Ryanair reports strong 1H profit; raises full-year earnings guidance
Published: November 8, 2011
Ryanair 737-800. Courtesy, Boeing
Ryanair (FR) reported net profit of €543.5 million ($ 750 million) in the first half ended Sept. 30, up 20.2% compared to adjusted net profit of €451.9 million in the year-ago period. Including exceptional items, earnings jumped 28% from €424 million to €543.5 million. Adjusted net margin was 20%.
Revenue rose 24% to €2.7 billion, on a 12% growth in passengers carried to 44.7 million and a 13% hike in average fare to €50. Ancillary revenues grew by 15% to €486.5 million. Revenue per passenger rose 11% to €63.
FR CEO Michael O’Leary said the solid income growth is “a testament to the strength of Ryanair’s lowest fare/lowest cost model, which delivered robust traffic and profit growth despite significantly higher oil prices and an economic downturn in Europe.” He attributed the 13% rise in average fares (which include baggage fees) to the slower growth, a better mix of new routes and bases, “as well as rising competitor fares/fuel surcharges.”
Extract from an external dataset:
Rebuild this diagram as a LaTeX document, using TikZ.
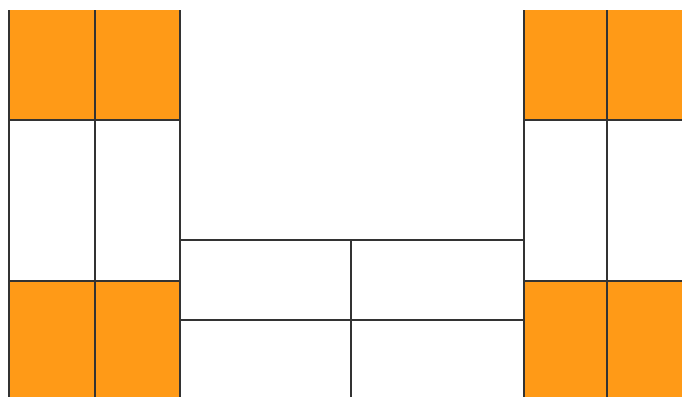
\documentclass[tikz,border=0pt]{standalone}
\usepackage{tikz}
\usetikzlibrary{positioning}
\definecolor{tileorange}{RGB}{255,154,23}
\tikzset{
  wall/.style={draw=black!80, line width=0.03cm},
  tile/.style={fill=tileorange},
  room/.style={wall, fill=white}
}
\begin{document}
\begin{tikzpicture}[x=0.02cm, y=-0.02cm]
\clip (0,0) rectangle (682,396);
\useasboundingbox (0,0) rectangle (682,396);
% side columns
\foreach \xa/\xb in {9/180, 524/700} {
  \fill[tile] (\xa,10) rectangle (\xb,120);
  \fill[tile] (\xa,281) rectangle (\xb,410);
  \draw[wall] (\xa,120) -- (\xb,120);
  \draw[wall] (\xa,281) -- (\xb,281);
}
\foreach \x in {9, 95, 180, 524, 607}
  \draw[wall] (\x,10) -- (\x,410);
% middle block
\draw[room] (180,240) rectangle (351,320);
\draw[room] (351,240) rectangle (524,320);
\draw[room] (180,320) rectangle (351,410);
\draw[room] (351,320) rectangle (524,410);
\end{tikzpicture}
\end{document}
Europe’s largest low-cost carrier will proceed with its previously announced planned capacity cuts in its fiscal second half and ground up to 80 aircraft this winter due to higher oil prices ( ATW Daily News, May 24 ). Consequently, it expects traffic to fall in the second half by 4%, including a noteworthy decline of 10%, or almost 500,000 passengers in November, whereas the average ticket prices are expected to rise by up to 14%, slightly better than the 12% in its previous earnings guidance, O’Leary said.
The better-than-average ticket prices prompted FR to raise its full-year net profit guidance by 10. It now expects to earn €440 million, compared to €400 million forecast earlier in the year.
Fiscal first-half operating expenses increased 26% to €2.06 billion, primarily owing to an increase in fuel prices, the higher level of activity and operating costs associated with the airline’s growth. Fuel, which represents 44% of total operating costs compared to 40% in the prior period, increased by 37% to €907 million. Unit costs, ex-fuel, increased by 6%. Load factor remained flat at 85%.
FR ended its fiscal first half with 275 Boeing 737-800s, which operate more than 1,500 daily flights. Its network spans more than 1,300 routes connecting 160 airports in 27 countries.
Deputy CEO and CFO Howard Millar told analysts that the company will be meeting with Commercial Aircraft Corp. of China (COMAC) and Boeing later this month as it looks to place an order for up to 300 aircraft for fleet replacement and growth.
FR revealed it had signed a memorandum of understanding with COMAC at the Paris Air Show in June to develop a 200-seat aircraft ( ATW Daily News, Sept. 22 ).